Records with drawing code

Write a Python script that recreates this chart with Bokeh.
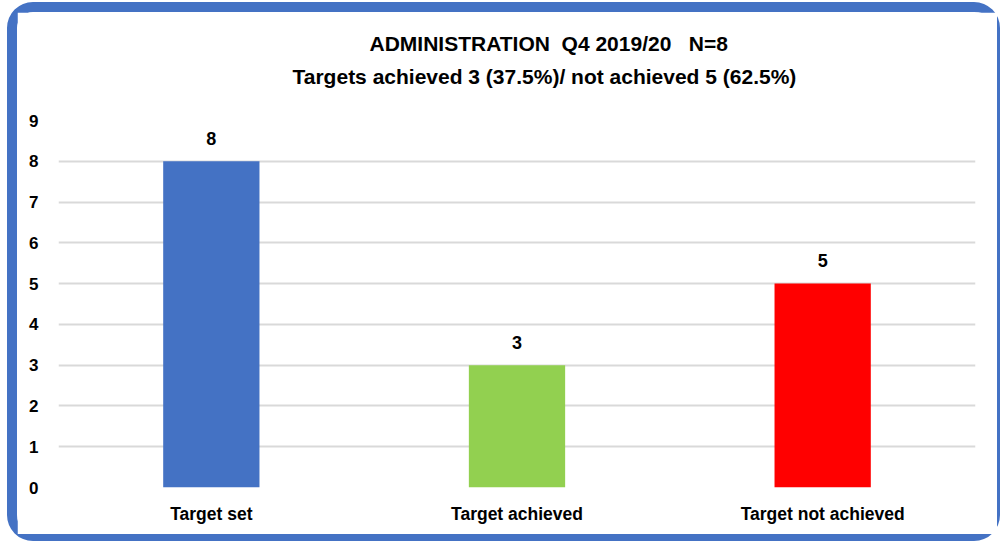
from bokeh.plotting import figure
from bokeh.models import Range1d, Title, ColumnDataSource
from bokeh.core.properties import value
from bokeh.embed import file_html
from bokeh.resources import INLINE

categories = ["Target set", "Target achieved", "Target not achieved"]
counts = [8, 3, 5]
bar_colors = ["#4472C4", "#92D050", "#FF0000"]
y_ticks = [0, 1, 2, 3, 4, 5, 6, 7, 8, 9]
title_line1 = "ADMINISTRATION\u00a0 Q4 2019/20\u00a0\u00a0 N=8"
title_line2 = "Targets achieved 3 (37.5%)/ not achieved 5 (62.5%)"

FONT = "Liberation Sans"

src = ColumnDataSource(dict(cat=categories, val=counts, color=bar_colors,
                            lbl=[str(v) for v in counts]))

# host box: 993 x 539 at page (7, 2); canvas starts inside the border at (17, 12)
p = figure(x_range=categories, y_range=Range1d(0, 9), width=993, height=539,
           output_backend="svg", toolbar_location=None,
           min_border_left=41, min_border_right=35, min_border_top=108,
           min_border_bottom=64)
p.styles = {"margin-left": "7px", "margin-top": "2px",
            "border-style": "solid", "border-color": "#4472C4",
            "border-width": "10px 3px 7px 10px",
            "border-radius": "26px", "background-color": "white"}
p.outline_line_color = None
p.background_fill_color = "white"
p.border_fill_color = "white"

p.vbar(x="cat", top="val", width=0.315, color="color", line_color=None, source=src)
p.text(x="cat", y="val", text="lbl", source=src, y_offset=-23,
       text_align="center", text_baseline="middle",
       text_font=value(FONT), text_font_style="bold", text_font_size="18px",
       text_color="#000000")

p.xgrid.grid_line_color = None
p.ygrid.grid_line_color = "#D9D9D9"
p.ygrid.grid_line_width = 2
p.yaxis.ticker = y_ticks

for ax in (p.xaxis, p.yaxis):
    ax.axis_line_color = None
    ax.major_tick_line_color = None
    ax.minor_tick_line_color = None
    ax.major_label_text_font = FONT
    ax.major_label_text_font_style = "bold"
    ax.major_label_text_color = "#000000"

p.yaxis.major_label_text_font_size = "17px"
p.yaxis.major_label_standoff = 14
p.xaxis.major_label_text_font_size = "17.5px"
p.xaxis.major_label_standoff = 10

# spacer closest to the plot, then subtitle, then title
p.add_layout(Title(text=" ", text_font_size="2px", standoff=24), "above")
p.add_layout(Title(text=title_line2, align="left", offset=234,
                   vertical_align="middle", standoff=8, text_font=FONT,
                   text_font_style="bold", text_font_size="21px",
                   text_color="#000000"), "above")
p.add_layout(Title(text=title_line1, align="left", offset=311,
                   vertical_align="middle", standoff=8, text_font=FONT,
                   text_font_style="bold", text_font_size="21px",
                   text_color="#000000"), "above")

open("out.html", "w").write(file_html(p, INLINE))
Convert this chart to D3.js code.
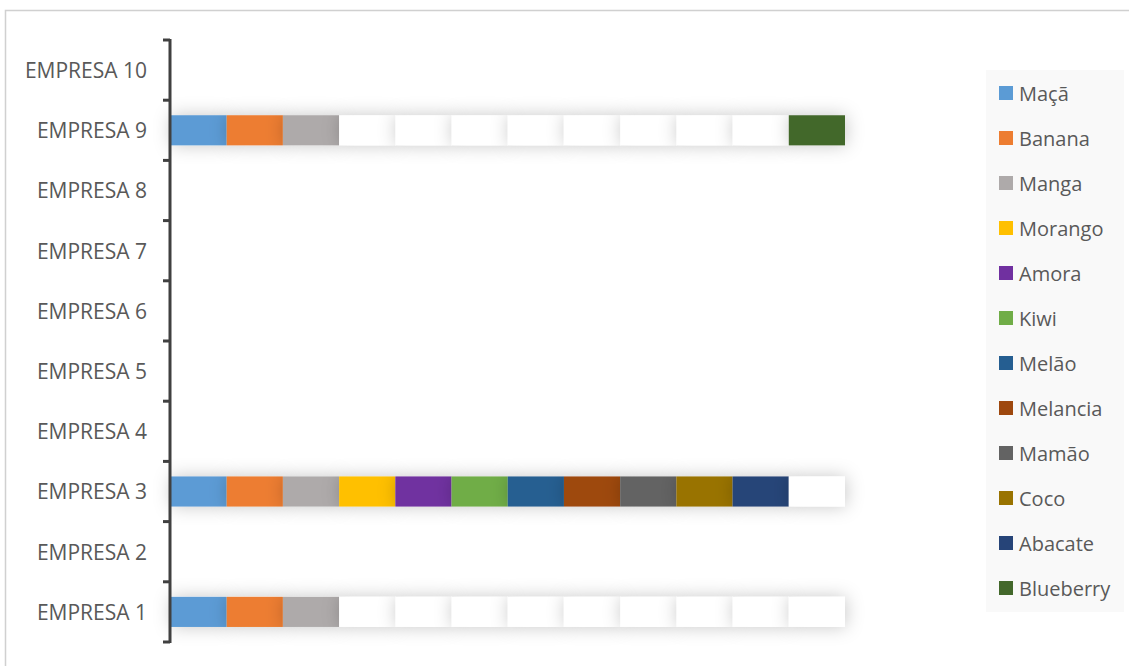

AIM: Transcribe all entries above exactly. Drop the pictures.

ANSWER TO THIS PROBLEM:
Write a Python script that recreates this chart with Bokeh.
from bokeh.plotting import figure
from bokeh.models import Range1d, Title, ColumnDataSource
from bokeh.core.properties import value
from bokeh.embed import file_html
from bokeh.resources import INLINE

categories = ["Target set", "Target achieved", "Target not achieved"]
counts = [8, 3, 5]
bar_colors = ["#4472C4", "#92D050", "#FF0000"]
y_ticks = [0, 1, 2, 3, 4, 5, 6, 7, 8, 9]
title_line1 = "ADMINISTRATION\u00a0 Q4 2019/20\u00a0\u00a0 N=8"
title_line2 = "Targets achieved 3 (37.5%)/ not achieved 5 (62.5%)"

FONT = "Liberation Sans"

src = ColumnDataSource(dict(cat=categories, val=counts, color=bar_colors,
                            lbl=[str(v) for v in counts]))

# host box: 993 x 539 at page (7, 2); canvas starts inside the border at (17, 12)
p = figure(x_range=categories, y_range=Range1d(0, 9), width=993, height=539,
           output_backend="svg", toolbar_location=None,
           min_border_left=41, min_border_right=35, min_border_top=108,
           min_border_bottom=64)
p.styles = {"margin-left": "7px", "margin-top": "2px",
            "border-style": "solid", "border-color": "#4472C4",
            "border-width": "10px 3px 7px 10px",
            "border-radius": "26px", "background-color": "white"}
p.outline_line_color = None
p.background_fill_color = "white"
p.border_fill_color = "white"

p.vbar(x="cat", top="val", width=0.315, color="color", line_color=None, source=src)
p.text(x="cat", y="val", text="lbl", source=src, y_offset=-23,
       text_align="center", text_baseline="middle",
       text_font=value(FONT), text_font_style="bold", text_font_size="18px",
       text_color="#000000")

p.xgrid.grid_line_color = None
p.ygrid.grid_line_color = "#D9D9D9"
p.ygrid.grid_line_width = 2
p.yaxis.ticker = y_ticks

for ax in (p.xaxis, p.yaxis):
    ax.axis_line_color = None
    ax.major_tick_line_color = None
    ax.minor_tick_line_color = None
    ax.major_label_text_font = FONT
    ax.major_label_text_font_style = "bold"
    ax.major_label_text_color = "#000000"

p.yaxis.major_label_text_font_size = "17px"
p.yaxis.major_label_standoff = 14
p.xaxis.major_label_text_font_size = "17.5px"
p.xaxis.major_label_standoff = 10

# spacer closest to the plot, then subtitle, then title
p.add_layout(Title(text=" ", text_font_size="2px", standoff=24), "above")
p.add_layout(Title(text=title_line2, align="left", offset=234,
                   vertical_align="middle", standoff=8, text_font=FONT,
                   text_font_style="bold", text_font_size="21px",
                   text_color="#000000"), "above")
p.add_layout(Title(text=title_line1, align="left", offset=311,
                   vertical_align="middle", standoff=8, text_font=FONT,
                   text_font_style="bold", text_font_size="21px",
                   text_color="#000000"), "above")

open("out.html", "w").write(file_html(p, INLINE))
Convert this chart to D3.js code.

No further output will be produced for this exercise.